Jeff Pope on…  Casting Sheridan Smith as Charmian Brent in Mrs Biggs

‘The part of Charmian hung on who played her. I didn’t write it with Sheridan in mind… we had two full days of casting Charmian.

‘The casting director and the director let those auditioning for the part choose their scenes from the script. Most of them decided to go for a scene where they didn’t have to show their entire hand because, if you really go for an emotional scene and you don’t hit it.… Most of them played safe.

‘The last person on set on the second day was Sheridan. I was thinking she’d be too big [for the part], because she’s had a lot of stage success.

‘She came in wearing quite a flamboyant outfit. She chose the death of the son scene (the Biggs’s 10-year-old son, Nicholas, was killed in a car crash) and had no nerves whatsoever. It was so brilliant.’

 

Jeff Pope on…  Casting Martin Freeman as Steve Fulcher in A Confession

‘I wrote A Confession with him in mind.… He has the ability to play someone you can relate to as a normal, average guy.…
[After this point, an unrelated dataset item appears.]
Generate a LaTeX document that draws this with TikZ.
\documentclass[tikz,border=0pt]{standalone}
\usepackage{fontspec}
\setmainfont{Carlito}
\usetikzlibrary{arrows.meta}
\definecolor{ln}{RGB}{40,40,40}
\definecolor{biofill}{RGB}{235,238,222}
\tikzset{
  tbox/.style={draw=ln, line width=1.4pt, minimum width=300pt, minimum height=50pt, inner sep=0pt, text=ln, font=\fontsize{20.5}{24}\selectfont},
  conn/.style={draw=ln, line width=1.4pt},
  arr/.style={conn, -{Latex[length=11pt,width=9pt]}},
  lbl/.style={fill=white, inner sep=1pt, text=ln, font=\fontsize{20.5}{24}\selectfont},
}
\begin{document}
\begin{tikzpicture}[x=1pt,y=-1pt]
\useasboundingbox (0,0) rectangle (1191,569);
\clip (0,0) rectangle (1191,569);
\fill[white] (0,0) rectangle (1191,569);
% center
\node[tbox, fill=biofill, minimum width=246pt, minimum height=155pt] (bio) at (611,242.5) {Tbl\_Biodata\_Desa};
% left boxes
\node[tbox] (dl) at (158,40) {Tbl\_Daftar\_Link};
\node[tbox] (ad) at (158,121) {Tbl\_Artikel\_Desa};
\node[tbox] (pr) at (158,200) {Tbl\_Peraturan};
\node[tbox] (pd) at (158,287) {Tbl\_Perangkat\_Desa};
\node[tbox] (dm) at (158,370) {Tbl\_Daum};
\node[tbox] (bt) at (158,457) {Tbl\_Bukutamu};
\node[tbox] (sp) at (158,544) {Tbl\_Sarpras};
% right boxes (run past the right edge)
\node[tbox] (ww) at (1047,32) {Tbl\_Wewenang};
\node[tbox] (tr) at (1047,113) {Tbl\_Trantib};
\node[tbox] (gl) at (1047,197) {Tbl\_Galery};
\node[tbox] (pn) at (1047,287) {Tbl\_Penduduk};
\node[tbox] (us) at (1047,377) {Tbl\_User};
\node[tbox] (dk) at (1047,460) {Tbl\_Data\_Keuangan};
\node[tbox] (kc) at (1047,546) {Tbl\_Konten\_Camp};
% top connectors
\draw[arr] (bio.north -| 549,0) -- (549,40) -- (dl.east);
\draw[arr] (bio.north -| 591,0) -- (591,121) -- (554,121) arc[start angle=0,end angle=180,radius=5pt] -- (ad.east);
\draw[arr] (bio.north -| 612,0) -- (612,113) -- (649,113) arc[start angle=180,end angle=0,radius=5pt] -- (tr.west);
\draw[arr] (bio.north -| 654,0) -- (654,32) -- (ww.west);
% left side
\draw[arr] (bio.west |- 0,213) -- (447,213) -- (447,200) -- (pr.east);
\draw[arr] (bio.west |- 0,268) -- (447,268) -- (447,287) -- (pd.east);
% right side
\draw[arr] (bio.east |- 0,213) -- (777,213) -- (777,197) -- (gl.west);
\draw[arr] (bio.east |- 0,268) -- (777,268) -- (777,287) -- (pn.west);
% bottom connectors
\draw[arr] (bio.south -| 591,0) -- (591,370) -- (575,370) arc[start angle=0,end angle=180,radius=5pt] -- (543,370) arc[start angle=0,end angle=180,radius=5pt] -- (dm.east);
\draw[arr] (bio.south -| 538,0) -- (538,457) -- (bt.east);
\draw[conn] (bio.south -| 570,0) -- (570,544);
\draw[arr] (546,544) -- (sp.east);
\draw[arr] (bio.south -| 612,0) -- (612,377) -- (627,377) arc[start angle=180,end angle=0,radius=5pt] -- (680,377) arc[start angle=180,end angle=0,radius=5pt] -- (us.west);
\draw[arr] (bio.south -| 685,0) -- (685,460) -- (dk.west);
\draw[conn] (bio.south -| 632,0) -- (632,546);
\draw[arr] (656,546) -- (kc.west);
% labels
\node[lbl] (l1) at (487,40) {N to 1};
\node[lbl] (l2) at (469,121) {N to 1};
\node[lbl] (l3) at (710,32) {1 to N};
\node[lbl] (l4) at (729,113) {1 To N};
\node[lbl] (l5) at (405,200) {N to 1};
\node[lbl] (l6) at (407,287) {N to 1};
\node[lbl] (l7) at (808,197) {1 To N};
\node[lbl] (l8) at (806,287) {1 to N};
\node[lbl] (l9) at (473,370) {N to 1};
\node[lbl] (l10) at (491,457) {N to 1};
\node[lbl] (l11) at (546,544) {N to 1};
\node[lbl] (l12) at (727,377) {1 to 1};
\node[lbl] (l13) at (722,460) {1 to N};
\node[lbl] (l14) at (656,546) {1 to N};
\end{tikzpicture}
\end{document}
‘When we budget it, inevitably there’s a gap [but], because Martin is an internationally recognised, saleable actor, that did help with the budget. ‘I didn’t cast Martin for cynical reasons. I cast him because I thought he was a brilliant actor and would be perfect to play Steve Fulcher, and that’s how it should be.’

 

Jeff Pope on… Facing writers’ block

‘There are periods when you are dry, which is scary: “I can’t fucking write anything. What I’m doing is shit.” Everyone goes through this. The only thing that keeps you going is knowing that you’ve been in that situation before and you found a way out of it. Not thinking about something helps. Confidence is a big part of writing.’

 

Jeff Pope on… Narrative strategies

‘Appropriate Adult starts with the Wests’ front garden being dug up. Stan & Ollie starts with a spat.…

‘Stories start to tell themselves so there’s a natural rhythm to where something happens.

‘You’re building. My process very often will be to start at the end and to know where I’m heading and build towards that. In every story, there’s the big thing and it tends not to be at the front.’